RRV Bucket Corrupt - one work around

A little story for you administrators… one with a good ending (I think…)

I had a user approach me last week. He’d been saving an archive for years in the hopes that he could access it. Since we’d moved to R7 “recently” (darn near a year!) he thought it was that time.

He didn’t have any details, just a 1 GB file that was inaccessible to him. I had him drop that out on a share and pulled it down locally.

When opening it up locally it failed with an “Invalid or Nonexistant document” error. Servers can be quite useful for cleaning up corruption so I moved the file on over to one of our test boxes. This time it threw out the dreaded RRV Bucket Corrupt error message.

It’s been some time since I’d tangled with that one and past experience was always one of failure to recover, but 7 was out, maybe someone had luck… searched all over, even got our other admin to help plug through the hits in google.

Nothing. Everyone had pretty much the same conclusion… forget about it, restore from backup.

Well, users don’t back these local archives up often and as it were, he’d copied this archive around with him for the past 8 or 9 years apparently (I swear he said 4 or 5… but it dated back to 98!) just hoping it would be salvageable some day.

So we started to run through the usual tricks…

loading compacts, using -M, -c -i to try to copy it, loading fixup, anything we could think of. Most of these failed because of the need for a consistency check.

We moved the file to another server… disabled the consistency checks (SKIP_FIXUP=1 in the notes.ini and restart) and started getting a little further…

Fixup with any switches just started up and shut down… no good.

compact -M returned: Error compacting database.nsf: One or more of the source document’s attachment are missing. Run Fixup to delete the document in the source database.

Not helpful when fixup does no good.

load convert to try replacing design failed with: Mail Convert Failed on database.nsf: Design Replacement Error: Database (.nsf) has grown too large; use compact to reduce the file size or use use File New Replica to recreate your file with larger capacity.

Did I mention it was about 1 GB? Yeah, compact -M helps with this… but wait, I can’t do that until fixup runs… and well, fixup… yeah, you see.

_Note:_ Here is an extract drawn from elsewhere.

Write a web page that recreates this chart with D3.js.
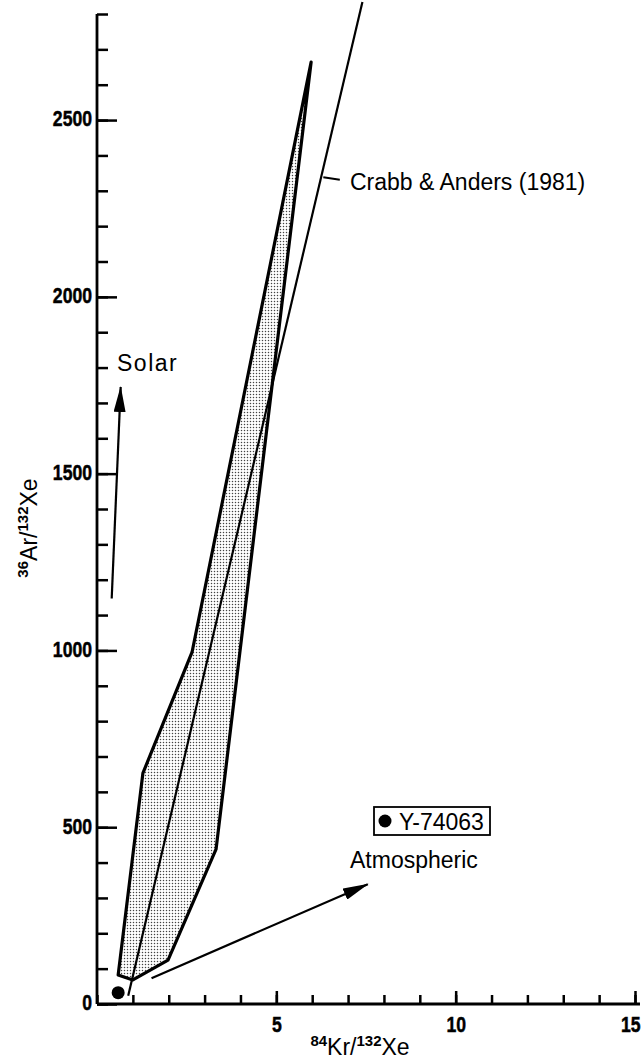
<!DOCTYPE html>
<html lang="en">
<head>
<meta charset="UTF-8">
<title>Ar/Xe vs Kr/Xe</title>
<script src="https://d3js.org/d3.v7.min.js"></script>
<style>
  body { margin: 0; background: #fff; }
  svg { display: block; }
  .tick text { font-family: "Liberation Sans", Arial, sans-serif; font-weight: bold; font-size: 22px; fill: #000; stroke: #000; stroke-width: 0.5px; }
  .lbl { font-family: "Liberation Sans", Arial, sans-serif; font-size: 23px; fill: #000; }
  .sup { font-family: "Liberation Sans", Arial, sans-serif; font-weight: bold; font-size: 15px; }
</style>
</head>
<body>
<svg id="chart" width="643" height="1061"></svg>
<script>
// tick values
var xMinor = d3.range(0, 16, 1);
var xMajor = [5, 10, 15];
var yMinor = d3.range(0, 2900, 100);
var yMajor = [0, 500, 1000, 1500, 2000, 2500];

// shaded field (84Kr/132Xe, 36Ar/132Xe)
var bandKr = [0.59, 1.28, 2.65, 5.97, 3.32, 1.98, 1.00];
var bandAr = [82, 653, 995, 2664, 438, 124, 68];

// Crabb & Anders (1981) line
var crabbKr = [0.87, 7.40];
var crabbAr = [23, 2834];
var crabbTickKr = [6.31, 6.77];
var crabbTickAr = [2338, 2331];

// arrows
var solarKr = [0.41, 0.66];
var solarAr = [1147, 1745];
var atmKr = [1.52, 7.55];
var atmAr = [73, 339];

// Y-74063 sample
var sampleKr = [0.59];
var sampleAr = [32];

var svg = d3.select("#chart");

var x = d3.scaleLinear().domain([0, 15]).range([97, 635]);
var y = d3.scaleLinear().domain([0, 2800]).range([1004, 14]);

var defs = svg.append("defs");
var pat = defs.append("pattern")
    .attr("id", "dots")
    .attr("width", 3).attr("height", 3)
    .attr("patternUnits", "userSpaceOnUse");
pat.append("rect").attr("width", 3).attr("height", 3).attr("fill", "#fff");
pat.append("circle").attr("cx", 1.5).attr("cy", 1.5).attr("r", 0.75).attr("fill", "#444");

defs.append("marker")
    .attr("id", "head")
    .attr("markerUnits", "userSpaceOnUse")
    .attr("viewBox", "0 0 26 12")
    .attr("refX", 25).attr("refY", 6)
    .attr("markerWidth", 26).attr("markerHeight", 12)
    .attr("orient", "auto")
  .append("path")
    .attr("d", "M0,0 L26,6 L0,12 Z")
    .attr("fill", "#000");

// axes
var yAxisMinor = d3.axisLeft(y).tickValues(yMinor).tickSize(-11).tickFormat("");
var yAxisMajor = d3.axisLeft(y).tickValues(yMajor).tickSize(-20).tickPadding(5).tickFormat(d3.format("d"));
var xAxisMinor = d3.axisBottom(x).tickValues(xMinor).tickSize(-9).tickFormat("");
var xAxisMajor = d3.axisBottom(x).tickValues(xMajor).tickSize(-13).tickPadding(12).tickFormat(d3.format("d"));

function styleAxis(g) {
  g.select(".domain").remove();
  g.selectAll(".tick line").attr("stroke", "#000").attr("stroke-width", 2.5);
}

svg.append("g").attr("transform", "translate(" + x(0) + ",0)").call(yAxisMinor).call(styleAxis);
var gy = svg.append("g").attr("transform", "translate(" + x(0) + ",0)").call(yAxisMajor).call(styleAxis);
svg.append("g").attr("transform", "translate(0," + y(0) + ")").call(xAxisMinor).call(styleAxis);
var gx = svg.append("g").attr("transform", "translate(0," + y(0) + ")").call(xAxisMajor).call(styleAxis);

// condensed look for the bold tick figures
gy.selectAll(".tick text")
    .attr("dy", null).attr("dominant-baseline", "middle")
    .attr("x", -5 / 0.8)
    .attr("transform", "scale(0.8,1)");
gx.selectAll(".tick text")
    .attr("dy", null).attr("dominant-baseline", "hanging")
    .attr("transform", "scale(0.8,1)");
gx.selectAll(".tick text").filter(function(d) { return d === 15; }).attr("dx", -6);

// axis lines
svg.append("line")
    .attr("x1", x(0)).attr("x2", x(0))
    .attr("y1", y(0)).attr("y2", y(2800))
    .attr("stroke", "#000").attr("stroke-width", 2.8);
svg.append("line")
    .attr("x1", x(0)).attr("x2", 640)
    .attr("y1", y(0)).attr("y2", y(0))
    .attr("stroke", "#000").attr("stroke-width", 2.8);

// shaded field
var band = bandKr.map(function(k, i) { return [x(k), y(bandAr[i])]; });
svg.append("path")
    .attr("d", d3.line()(band) + "Z")
    .attr("fill", "url(#dots)")
    .attr("stroke", "#000")
    .attr("stroke-width", 3.2)
    .attr("stroke-linejoin", "round");

// Crabb & Anders line
var line = d3.line().x(function(d) { return x(d[0]); }).y(function(d) { return y(d[1]); });
svg.append("path")
    .attr("d", line(d3.zip(crabbKr, crabbAr)))
    .attr("fill", "none").attr("stroke", "#000").attr("stroke-width", 2.2);
svg.append("path")
    .attr("d", line(d3.zip(crabbTickKr, crabbTickAr)))
    .attr("fill", "none").attr("stroke", "#000").attr("stroke-width", 2);
svg.append("text").attr("class", "lbl")
    .attr("x", 350).attr("y", 190)
    .text("Crabb & Anders (1981)");

// Solar arrow
svg.append("path")
    .attr("d", line(d3.zip(solarKr, solarAr)))
    .attr("fill", "none").attr("stroke", "#000").attr("stroke-width", 2.2)
    .attr("marker-end", "url(#head)");
svg.append("text").attr("class", "lbl")
    .attr("x", 117).attr("y", 371)
    .attr("letter-spacing", 1.5)
    .text("Solar");

// Atmospheric arrow
svg.append("path")
    .attr("d", line(d3.zip(atmKr, atmAr)))
    .attr("fill", "none").attr("stroke", "#000").attr("stroke-width", 2.2)
    .attr("marker-end", "url(#head)");
svg.append("text").attr("class", "lbl")
    .attr("x", 350).attr("y", 868)
    .text("Atmospheric");

// sample point
svg.selectAll("circle.sample")
    .data(d3.zip(sampleKr, sampleAr))
    .enter().append("circle")
    .attr("class", "sample")
    .attr("cx", function(d) { return x(d[0]); })
    .attr("cy", function(d) { return y(d[1]); })
    .attr("r", 6.5)
    .attr("fill", "#000");

// legend box
var leg = svg.append("g");
leg.append("rect")
    .attr("x", 374).attr("y", 807).attr("width", 116).attr("height", 28)
    .attr("fill", "none").attr("stroke", "#000").attr("stroke-width", 1.8);
leg.append("circle").attr("cx", 385).attr("cy", 821).attr("r", 6.5).attr("fill", "#000");
leg.append("text").attr("class", "lbl")
    .attr("x", 399).attr("y", 830)
    .text("Y-74063");

// axis titles
var xt = svg.append("text").attr("class", "lbl")
    .attr("x", 360).attr("y", 1055)
    .attr("text-anchor", "middle");
xt.append("tspan").attr("class", "sup").attr("dy", -9).text("84");
xt.append("tspan").attr("dy", 9).text("Kr/");
xt.append("tspan").attr("class", "sup").attr("dy", -9).text("132");
xt.append("tspan").attr("dy", 9).text("Xe");

var yt = svg.append("text").attr("class", "lbl")
    .attr("transform", "translate(37,528) rotate(-90)")
    .attr("text-anchor", "middle");
yt.append("tspan").attr("class", "sup").attr("dy", -9).text("36");
yt.append("tspan").attr("dy", 9).text("Ar/");
yt.append("tspan").attr("class", "sup").attr("dy", -9).text("132");
yt.append("tspan").attr("dy", 9).text("Xe");
</script>
</body>
</html>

Copy style compact, set to ignore errors (compact -c -i) failed too: Error compacting database.nsf: This database cannot be read due to an invalid on disk structure

It seemed like a failure with a little bit of progress because we no longer got hung on the need to consistency check.

As a last resort I tried to open it up with my client, just wondering what that would error out with. It gave me an error and suggested that creating a new replica would help. No good when you have no option to create a new replica, however the option to create a database COPY existed…

Being stubborn I tried… as it started to copy design I got hopeful. but then an error popped. I had the option to INGORE the error… so I did… again and again and again… about 50 times at least … and it finished the desing portion and moved to the documents. It copied about 3000 documents as well… at the end it hit me with another slew of errors that I ignored, but the end result (after replacing design on this copy!) was an archive of about 3000 docs that I could access.

Interesting twist… and worth a shot if you run into the dreaded RRV Bucket error. Just thought I’d share one success with the doom and gloom of this error. (Many thanks to Keith for his help on this one!)